The simulations used to generated the training data were based on the methods discussed in the Broadband Simulated Pulse Reconstruction portion of the Methods section. Due to the dominant phase terms of the pulse being group delay dispersion (GDD) and third-order dispersion (TOD), the phase was modeled primarily as a Taylor series expansion, with random GDD, TOD, and forth-order (FOD) phase terms. The dispersion coefficient were generated from a normal distribution with the standard deviation of 10\(^3\) fs\(^2\), 10\(^4\) fs\(^3\), 10\(^6\) fs\(^4\) for the GDD, TOD, and FOD phase terms. To allow for minor deviations from this expansion, a random phase was generated by taking the phase of a random spectrum generated using the Fourier technique described used to generate the broadband simulated data and was added to the Taylor series phase. This Fourier phase was generated using a temporal and frequency FWHMs used were 60 fs and 50 THz with a maximum phase deviation within 25 THz of the central frequency being sampled from a normal distribution with a standard deviation of \(0.5\pi \).

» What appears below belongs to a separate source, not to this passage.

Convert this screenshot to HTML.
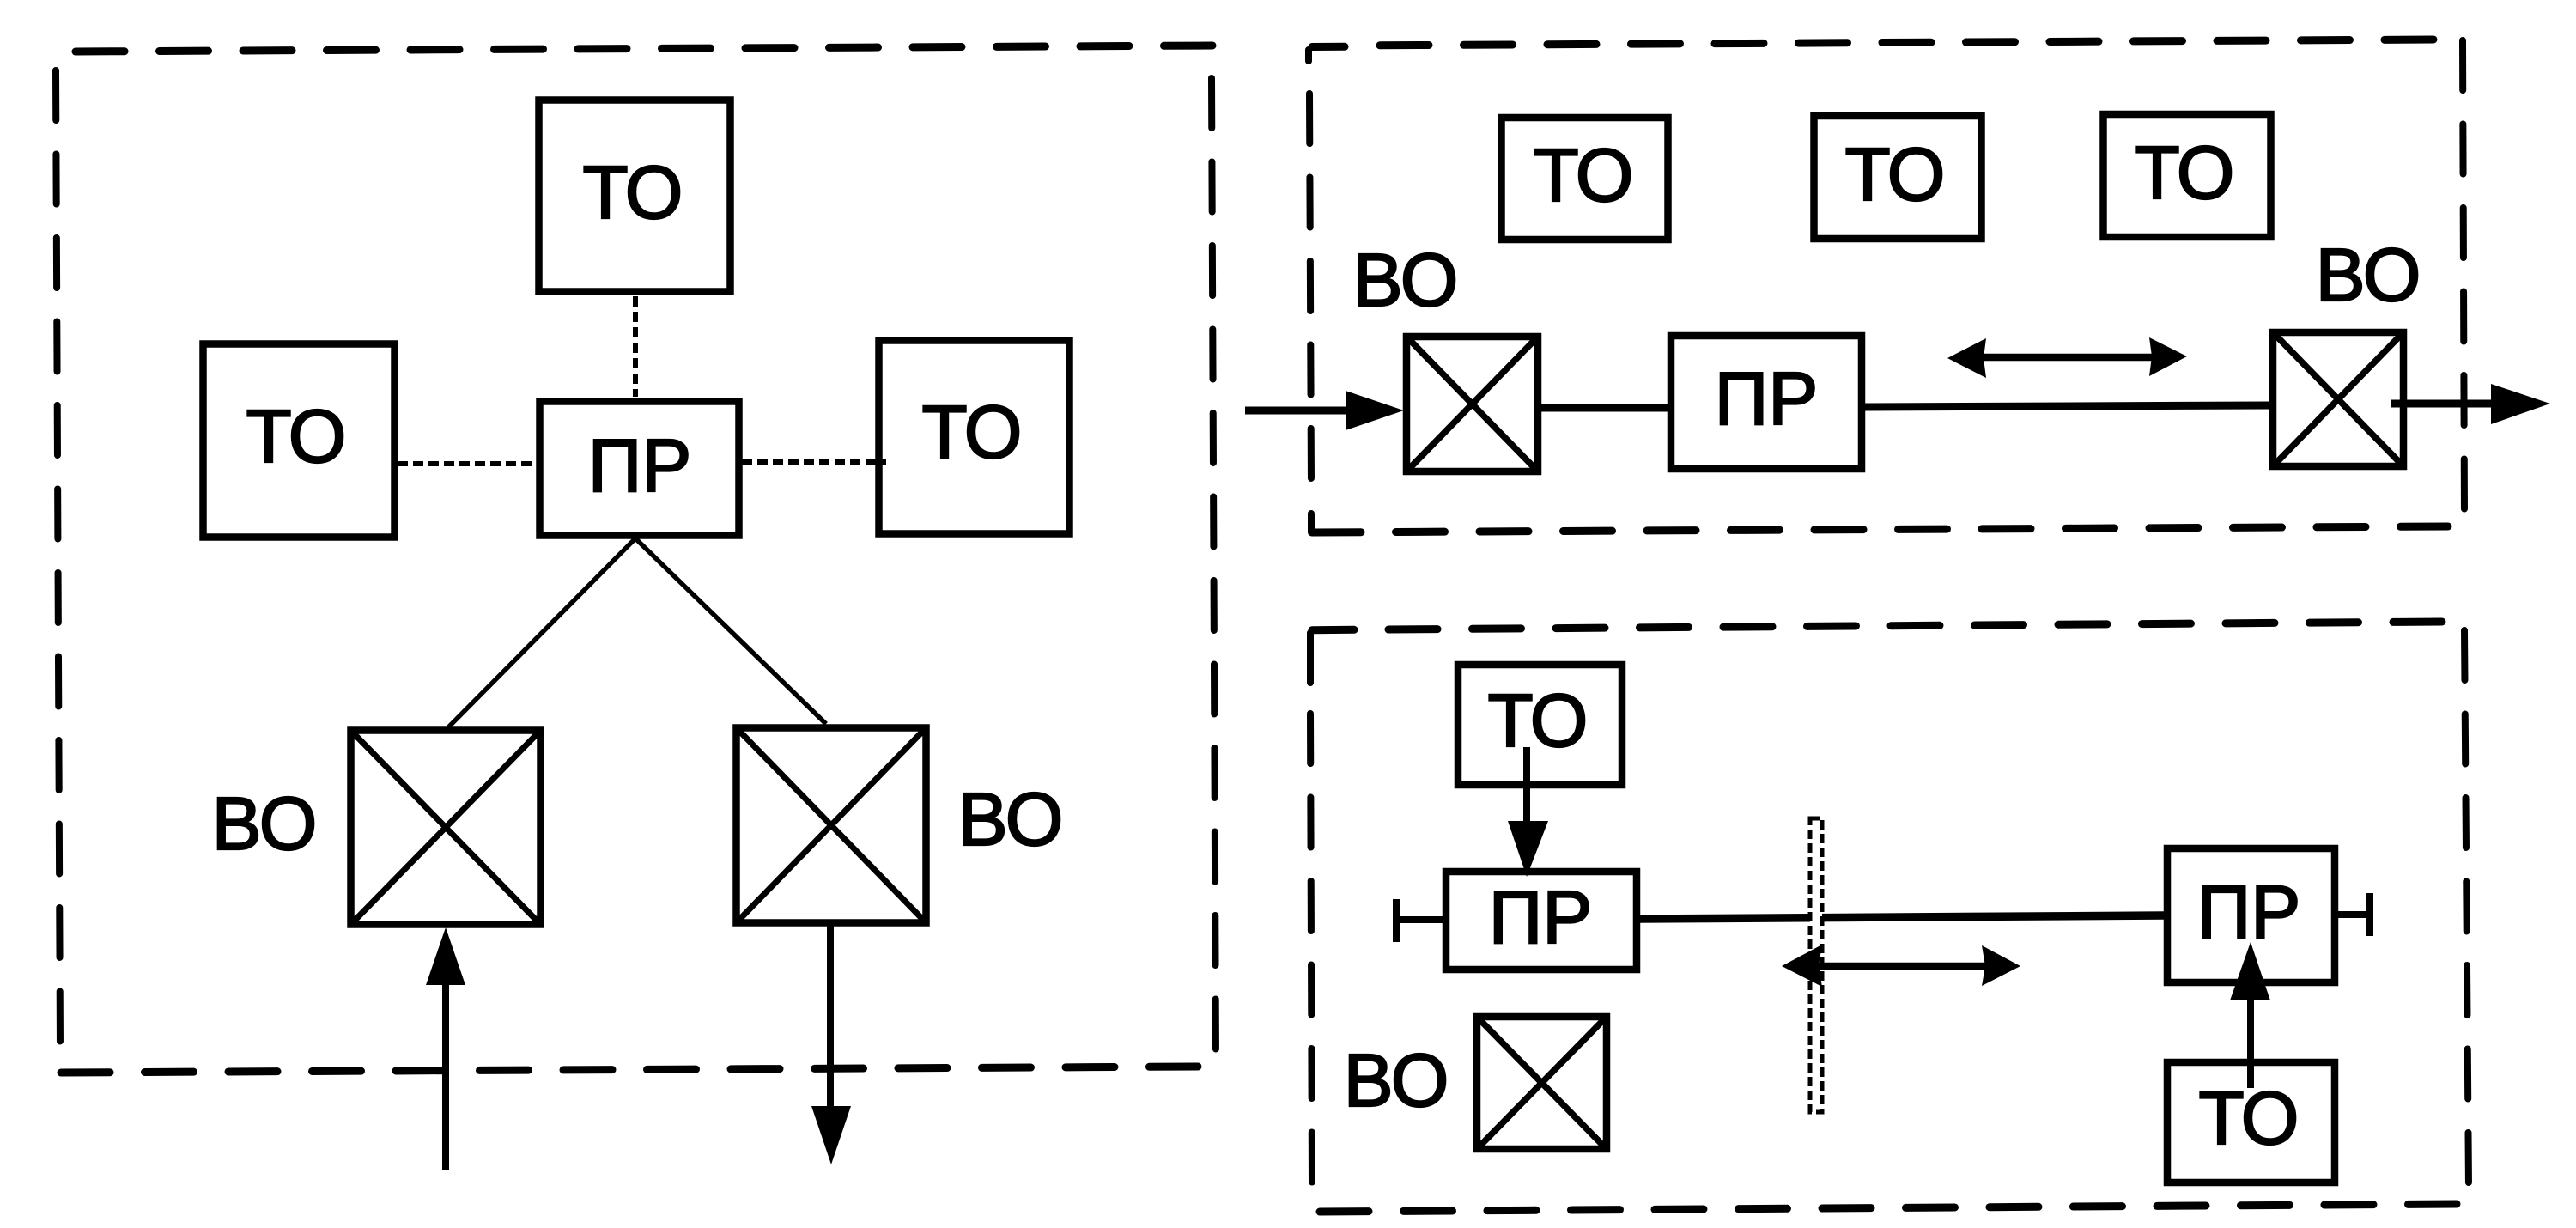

The peak fluence of the pulse was set to match the fluence from the laser and propagated through 9.6 mm of fused silica. A total of 432 thousand simulated pulses were used for training the network.

A neural network was then trained on 432 thousand pulses total using a 80/20 split for the training and validation data sets. Due to the assumption of a single initial laser spectrum, the features used in training only needed to be based on the SPM spectrum. Both the broadened spectrum and the initial phase were interpolated to the range from 330 THz to 418 THz binned 100 linearly spaced bins. The network consisted of 8 layers with a width of 200 and was trained using a Gaussian noise of 0.1, learning rate off 0.001, drop out rate of 0.1 over 200 epochs.